E proprio di questo leone buono si è innamorato Silvio Berlusconi che lo ha accolto come tecnico delle giovanili pronosticandogli già dagli Allievi Nazionali una sfolgorante carriera come allenatore. Il gioco spettacolare ed il 4-3-3 offensivo ma redditizio con cui il Milan Primavera ha giocato nelle ultime due stagioni hanno poi convinto sempre di più il presidente milanista a rischiare la grande mossa di mettere Brocchi sulla panchina della prima squadra, l’ennesimo cambio di una società allo sbando che cerca capri espiatori ad un fallimento tecnico e gestionale che da quattro anni affligge la gloriosa società rossonera.
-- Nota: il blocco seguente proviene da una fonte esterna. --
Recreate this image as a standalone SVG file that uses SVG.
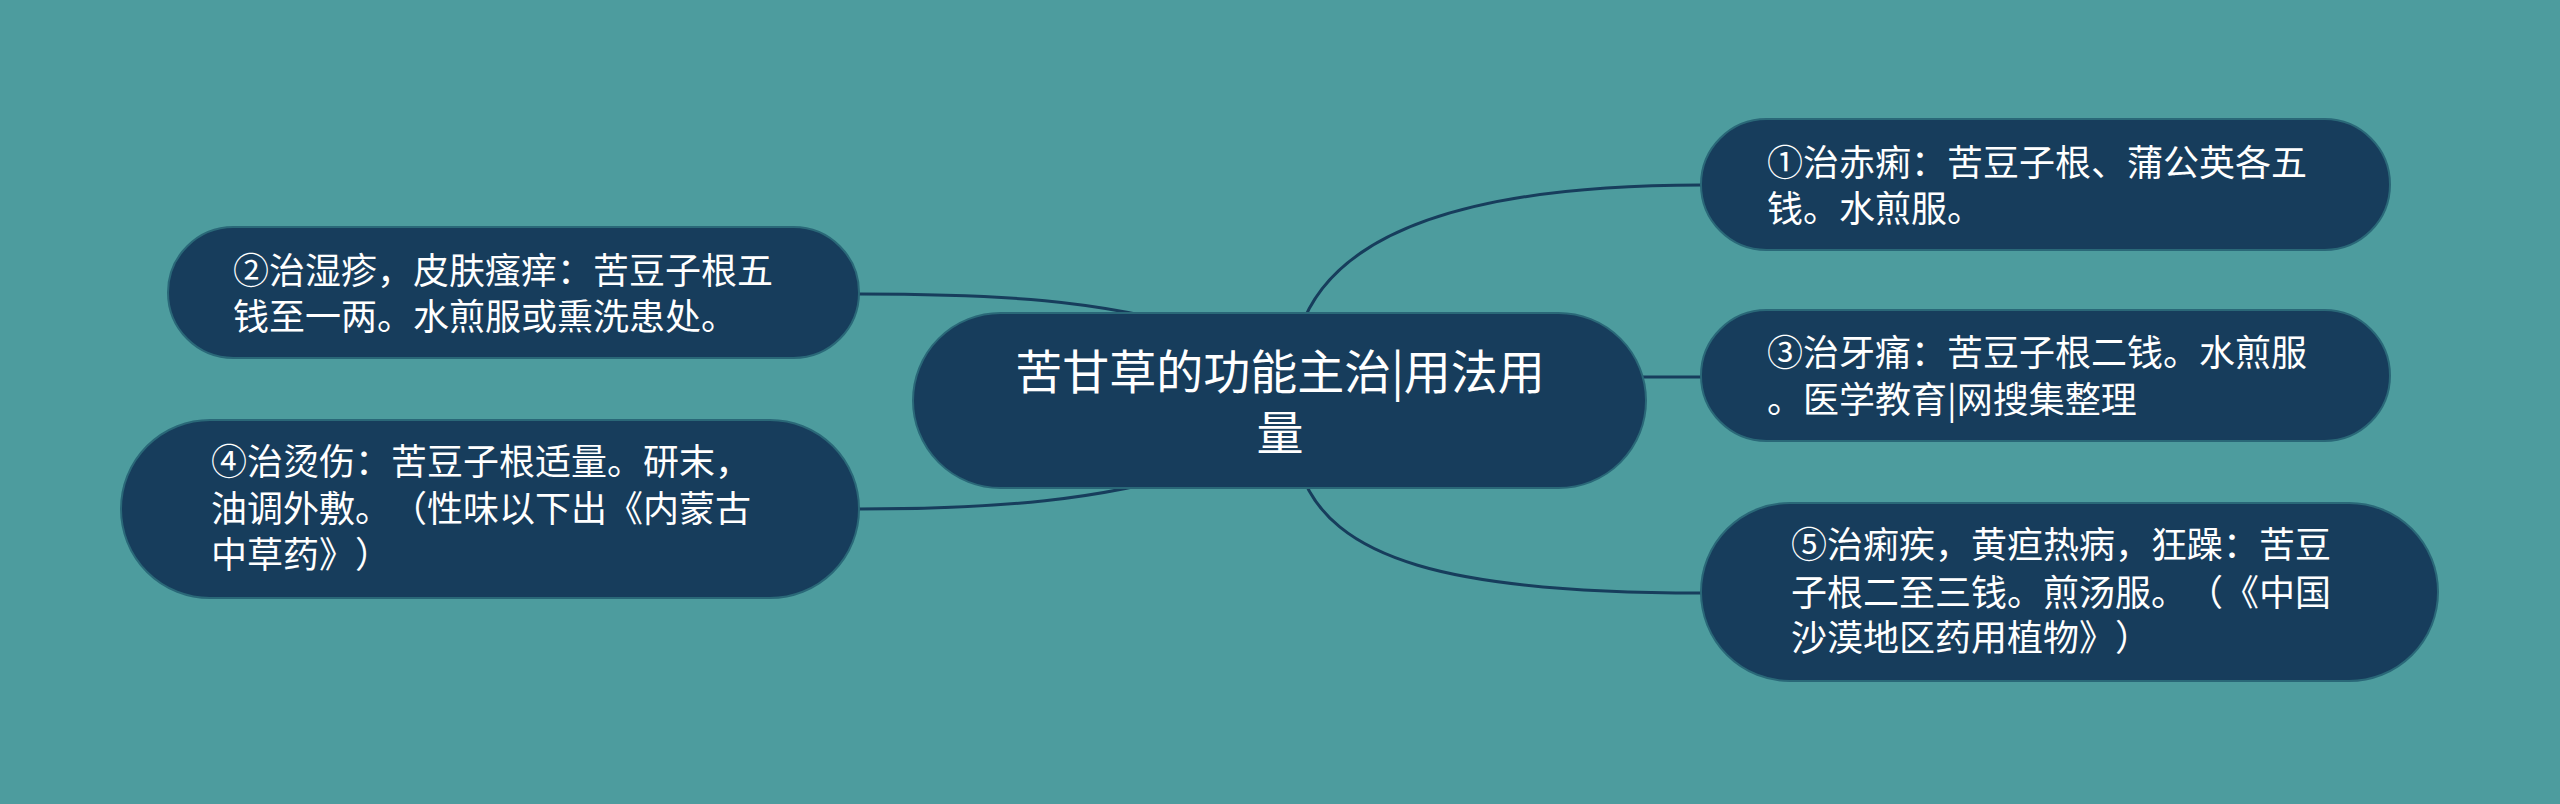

Dopo Allegri, Seedorf, Inzaghi e Mihajlovic, Brocchi è il quinto tentativo di Berlusconi per restituire brillantezza ad una squadra confusa ed allestita malissimo dal presidente stesso con l’ammuffita regia di Adriano Galliani (comunque assai meno colpevole), e ridare qualche speranza all’avvilito pubblico rossonero. Forse Brocchi è la scelta più voluta da Berlusconi e proprio per questo il lavoro del nuovo tecnico potrebbe essere più sereno, senza le continue e spesso strampalate punzecchiature del numero 1 milanista; il leone buono in panchina è probabilmente la soluzione estrema, l’appiglio finale di un club che sta lentamente ma inesorabilmente mollando gli ormeggi. In bocca al lupo, Cristian, l’esame da sostenere è tanto affascinante quanto duro, si parte da Sampdoria-Milan: sei partite più la finale di Coppa Italia per dimostrare che il Milan può ancora sopravvivere.